>I doubt that the barage of anti-communist literature, which wasn't as
>subtle as promoting abstract expressionism had a great impact on
>participanats in the festival themselves (many of whom were
>Communists) -- it's like distributing piles of anti-Chavez lit at the
>WSF in Venezuela last year.
You're missing the point. As they said of themselves, 'Never before have so many Young Republicans distributed so much Socialist literature with such zeal.' This is parallel organizing: Of course we're for socialism, just not that kind of nasty socialism practiced in those countries where they've uh ... actually taken power away from the bourgeoisie.

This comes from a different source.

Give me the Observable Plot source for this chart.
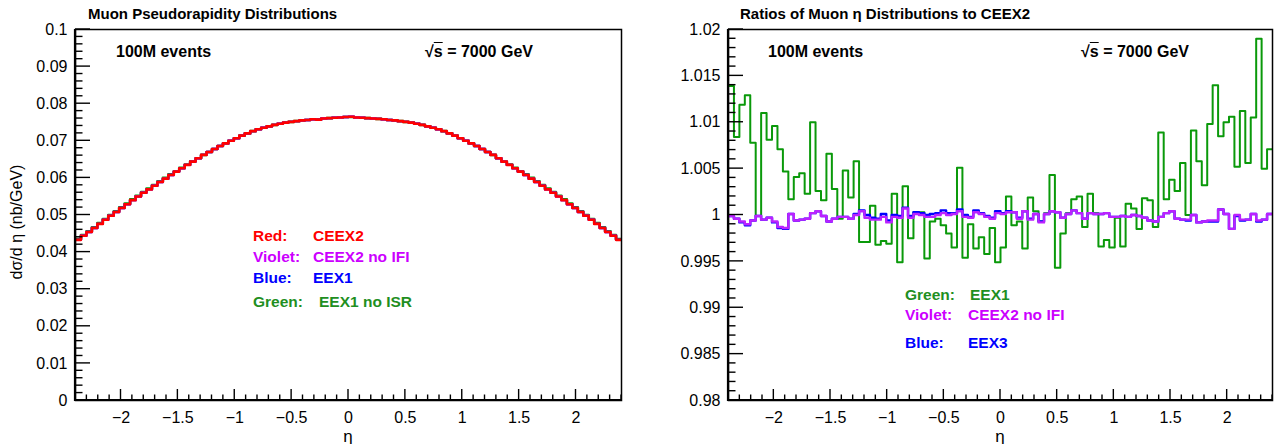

And of course we're for desegregation and black voting in the U.S., it's just that, see, these black people aren't used to civic participation... that part was to burnish the U.S. image. Also, the Vienna World Youth Festival was the first one held in a non-communist country, which made it a big target for CIA activities. Steinem thought--I'm basing this on her quotes--that she was fighting the good fight, and that the CIA was a bastion of liberalism and reasonableness. She talks about how no-one else would fund U.S. non-communists to go to the festival because it was a red festival. Where this fits into this thread is that she was part of the Great Game, but a do-gooder, dutifully reporting on not just U.S. but Argentine, Italian etc. communist youth to her paymasters. Did they get jailed or shot later? How would she know? She thought communism was bad, nasty, violent--she was a garden variety anti-communist liberal. (Still is, in my view.)
>If Steinem had been nobody, her action would have been of no
>consequence, but given her prominence in the US feminist movement, she
>has cast a shadow over it. And I'm sure she wasn't the only feminist
>who was employed in that capacity.
Sure. But she was a 'nobody' when she took these actions. If you mean retrospectively, then yes. Indeed, some male chauvinist leftists tried to say the Steinem exposé proved all feminism was a CIA plot. But it's a stretch if you are attributing to the CIA the intention of making feminism look bad--at the time they didn't know there would be a radical feminist movement.
Look, she never claimed to be a feminist before 1969. In 1967 she says the CIA should've been supplanting itself with private funds (presumably to avoid further exposures). Four years later her sources of funding for Ms. are 'private,' i.e. Clay Felker, NY Magazine. The subtlety of promoting abstract expressionism's got nothing on the subtlety of the first issues of Ms. Magazine which claimed to be taking feminism mainstream and paid a lot of real feminists to write for it. Of course, they were edited to death. Pat Mainardi (Politics of Housework) writes entertainingly about that.